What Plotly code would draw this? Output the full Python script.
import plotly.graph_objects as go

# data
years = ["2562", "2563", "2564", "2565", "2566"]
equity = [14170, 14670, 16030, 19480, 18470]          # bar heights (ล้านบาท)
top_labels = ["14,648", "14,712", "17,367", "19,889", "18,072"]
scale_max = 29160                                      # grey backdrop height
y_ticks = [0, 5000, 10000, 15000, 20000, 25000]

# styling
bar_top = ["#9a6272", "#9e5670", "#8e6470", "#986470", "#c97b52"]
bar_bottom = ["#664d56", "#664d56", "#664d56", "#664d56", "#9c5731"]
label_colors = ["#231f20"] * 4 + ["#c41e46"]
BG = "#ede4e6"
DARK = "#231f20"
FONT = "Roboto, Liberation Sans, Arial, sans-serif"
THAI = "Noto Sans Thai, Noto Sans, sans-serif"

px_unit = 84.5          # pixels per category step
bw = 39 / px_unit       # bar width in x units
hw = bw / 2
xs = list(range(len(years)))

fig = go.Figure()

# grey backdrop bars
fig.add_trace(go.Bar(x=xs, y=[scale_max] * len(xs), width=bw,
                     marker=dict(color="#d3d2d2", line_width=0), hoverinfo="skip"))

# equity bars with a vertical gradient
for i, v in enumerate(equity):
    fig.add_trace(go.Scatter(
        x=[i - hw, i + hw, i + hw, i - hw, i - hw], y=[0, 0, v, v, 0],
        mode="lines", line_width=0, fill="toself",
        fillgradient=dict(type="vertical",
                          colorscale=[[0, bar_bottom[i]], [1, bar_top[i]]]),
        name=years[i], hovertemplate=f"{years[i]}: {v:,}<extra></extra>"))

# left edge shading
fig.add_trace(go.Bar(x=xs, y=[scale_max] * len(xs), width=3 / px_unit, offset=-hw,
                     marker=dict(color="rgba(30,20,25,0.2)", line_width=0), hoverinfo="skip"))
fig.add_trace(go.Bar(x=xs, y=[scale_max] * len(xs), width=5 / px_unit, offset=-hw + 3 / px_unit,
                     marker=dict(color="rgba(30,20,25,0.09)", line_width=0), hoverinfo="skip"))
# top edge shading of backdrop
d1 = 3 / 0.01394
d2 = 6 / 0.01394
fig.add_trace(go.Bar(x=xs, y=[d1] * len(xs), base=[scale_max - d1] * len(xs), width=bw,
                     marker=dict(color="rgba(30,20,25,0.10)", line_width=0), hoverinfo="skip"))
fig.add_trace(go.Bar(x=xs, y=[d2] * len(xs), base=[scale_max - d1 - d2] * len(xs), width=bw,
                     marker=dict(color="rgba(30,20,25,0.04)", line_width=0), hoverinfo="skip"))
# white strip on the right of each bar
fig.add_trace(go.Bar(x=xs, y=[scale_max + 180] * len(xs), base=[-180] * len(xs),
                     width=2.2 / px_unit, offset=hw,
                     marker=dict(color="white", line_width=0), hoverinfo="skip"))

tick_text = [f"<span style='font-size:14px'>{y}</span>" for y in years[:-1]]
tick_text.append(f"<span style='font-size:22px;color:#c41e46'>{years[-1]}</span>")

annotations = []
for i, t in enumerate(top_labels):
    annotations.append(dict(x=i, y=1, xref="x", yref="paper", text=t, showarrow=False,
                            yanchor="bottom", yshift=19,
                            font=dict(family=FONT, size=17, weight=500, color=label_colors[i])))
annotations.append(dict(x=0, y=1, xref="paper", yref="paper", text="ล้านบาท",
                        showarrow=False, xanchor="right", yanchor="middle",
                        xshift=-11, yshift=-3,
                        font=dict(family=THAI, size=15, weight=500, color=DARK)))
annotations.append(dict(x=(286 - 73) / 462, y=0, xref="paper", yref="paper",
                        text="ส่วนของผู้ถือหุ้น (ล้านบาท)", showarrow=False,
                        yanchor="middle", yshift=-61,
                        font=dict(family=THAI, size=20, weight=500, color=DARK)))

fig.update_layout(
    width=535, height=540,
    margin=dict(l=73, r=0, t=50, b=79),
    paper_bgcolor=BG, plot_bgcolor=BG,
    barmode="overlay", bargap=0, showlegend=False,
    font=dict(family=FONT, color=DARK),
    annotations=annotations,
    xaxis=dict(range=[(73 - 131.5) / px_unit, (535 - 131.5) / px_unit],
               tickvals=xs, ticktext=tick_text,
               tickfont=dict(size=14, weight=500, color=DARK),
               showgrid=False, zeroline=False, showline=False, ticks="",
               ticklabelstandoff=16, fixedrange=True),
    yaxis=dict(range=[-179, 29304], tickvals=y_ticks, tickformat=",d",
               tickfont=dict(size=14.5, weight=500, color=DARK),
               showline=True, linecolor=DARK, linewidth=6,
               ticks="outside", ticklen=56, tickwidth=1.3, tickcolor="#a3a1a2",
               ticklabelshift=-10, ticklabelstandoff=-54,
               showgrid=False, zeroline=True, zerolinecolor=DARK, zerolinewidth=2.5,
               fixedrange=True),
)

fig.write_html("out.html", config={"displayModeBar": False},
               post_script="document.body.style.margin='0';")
...
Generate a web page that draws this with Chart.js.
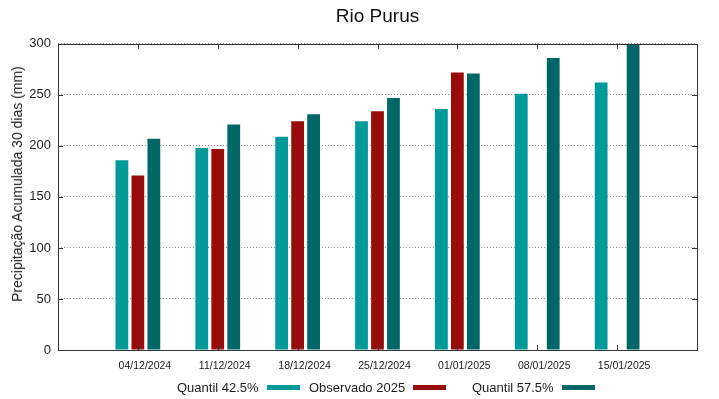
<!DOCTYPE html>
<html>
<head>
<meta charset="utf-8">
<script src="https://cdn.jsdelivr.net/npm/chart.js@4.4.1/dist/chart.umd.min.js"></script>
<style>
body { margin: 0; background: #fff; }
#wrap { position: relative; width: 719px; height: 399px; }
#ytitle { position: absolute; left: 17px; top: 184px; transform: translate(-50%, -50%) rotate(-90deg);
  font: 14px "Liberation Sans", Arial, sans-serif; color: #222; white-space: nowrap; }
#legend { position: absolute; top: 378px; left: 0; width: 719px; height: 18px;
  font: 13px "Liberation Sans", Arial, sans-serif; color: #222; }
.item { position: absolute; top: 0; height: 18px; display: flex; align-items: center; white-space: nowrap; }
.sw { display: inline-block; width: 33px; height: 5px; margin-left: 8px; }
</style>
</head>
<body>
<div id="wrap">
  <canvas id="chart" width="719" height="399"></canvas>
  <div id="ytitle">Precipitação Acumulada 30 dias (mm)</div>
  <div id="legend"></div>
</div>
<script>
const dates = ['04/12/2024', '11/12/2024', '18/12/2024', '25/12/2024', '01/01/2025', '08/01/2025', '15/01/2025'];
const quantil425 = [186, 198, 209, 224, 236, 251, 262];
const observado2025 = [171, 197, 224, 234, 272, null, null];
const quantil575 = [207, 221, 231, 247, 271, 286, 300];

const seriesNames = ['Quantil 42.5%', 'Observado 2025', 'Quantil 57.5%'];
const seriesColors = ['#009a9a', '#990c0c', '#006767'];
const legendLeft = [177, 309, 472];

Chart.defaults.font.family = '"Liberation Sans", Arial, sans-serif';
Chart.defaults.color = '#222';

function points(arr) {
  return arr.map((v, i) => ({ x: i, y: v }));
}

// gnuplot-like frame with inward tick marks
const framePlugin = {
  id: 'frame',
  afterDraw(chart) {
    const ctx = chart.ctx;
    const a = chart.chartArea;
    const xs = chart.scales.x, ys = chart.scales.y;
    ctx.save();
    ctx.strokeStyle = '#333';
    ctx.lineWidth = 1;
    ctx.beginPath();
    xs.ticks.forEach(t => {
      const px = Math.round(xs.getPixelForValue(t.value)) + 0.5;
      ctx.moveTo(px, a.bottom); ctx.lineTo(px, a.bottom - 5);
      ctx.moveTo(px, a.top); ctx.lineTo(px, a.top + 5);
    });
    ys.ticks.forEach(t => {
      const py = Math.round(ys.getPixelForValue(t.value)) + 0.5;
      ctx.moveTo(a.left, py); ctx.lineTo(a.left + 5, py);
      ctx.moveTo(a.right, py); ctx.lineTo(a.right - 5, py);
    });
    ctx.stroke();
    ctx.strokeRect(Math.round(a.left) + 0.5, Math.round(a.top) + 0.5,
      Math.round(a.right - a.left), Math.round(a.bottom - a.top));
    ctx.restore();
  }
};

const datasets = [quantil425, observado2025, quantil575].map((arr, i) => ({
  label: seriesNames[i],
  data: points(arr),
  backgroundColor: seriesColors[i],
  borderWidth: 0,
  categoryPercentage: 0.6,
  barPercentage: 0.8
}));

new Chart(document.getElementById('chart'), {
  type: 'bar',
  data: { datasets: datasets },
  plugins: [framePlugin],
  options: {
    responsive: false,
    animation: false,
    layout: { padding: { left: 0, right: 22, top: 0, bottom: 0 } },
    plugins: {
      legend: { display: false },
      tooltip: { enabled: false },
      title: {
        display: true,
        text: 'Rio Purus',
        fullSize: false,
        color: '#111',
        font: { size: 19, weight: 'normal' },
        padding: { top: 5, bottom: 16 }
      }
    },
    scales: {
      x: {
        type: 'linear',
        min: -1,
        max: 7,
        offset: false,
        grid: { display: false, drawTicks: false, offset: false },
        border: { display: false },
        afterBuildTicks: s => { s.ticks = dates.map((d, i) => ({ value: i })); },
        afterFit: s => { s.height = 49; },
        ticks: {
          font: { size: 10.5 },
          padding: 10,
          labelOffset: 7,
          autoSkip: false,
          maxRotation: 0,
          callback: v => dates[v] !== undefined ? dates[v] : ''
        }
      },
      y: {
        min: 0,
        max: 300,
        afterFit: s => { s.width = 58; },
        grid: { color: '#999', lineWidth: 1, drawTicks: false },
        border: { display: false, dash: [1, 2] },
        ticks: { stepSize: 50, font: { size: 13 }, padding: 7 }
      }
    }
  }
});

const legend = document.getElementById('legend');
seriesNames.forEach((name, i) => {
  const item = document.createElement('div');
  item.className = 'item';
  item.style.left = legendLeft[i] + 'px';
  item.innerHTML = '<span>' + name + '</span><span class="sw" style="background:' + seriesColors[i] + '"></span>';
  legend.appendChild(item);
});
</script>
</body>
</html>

◆ Exercise requirements
Each line holding "with" must be found and copied.

◆ Response to this exercise
# equity bars with a vertical gradient
Generate a web page that draws this with Chart.js.
// gnuplot-like frame with inward tick marks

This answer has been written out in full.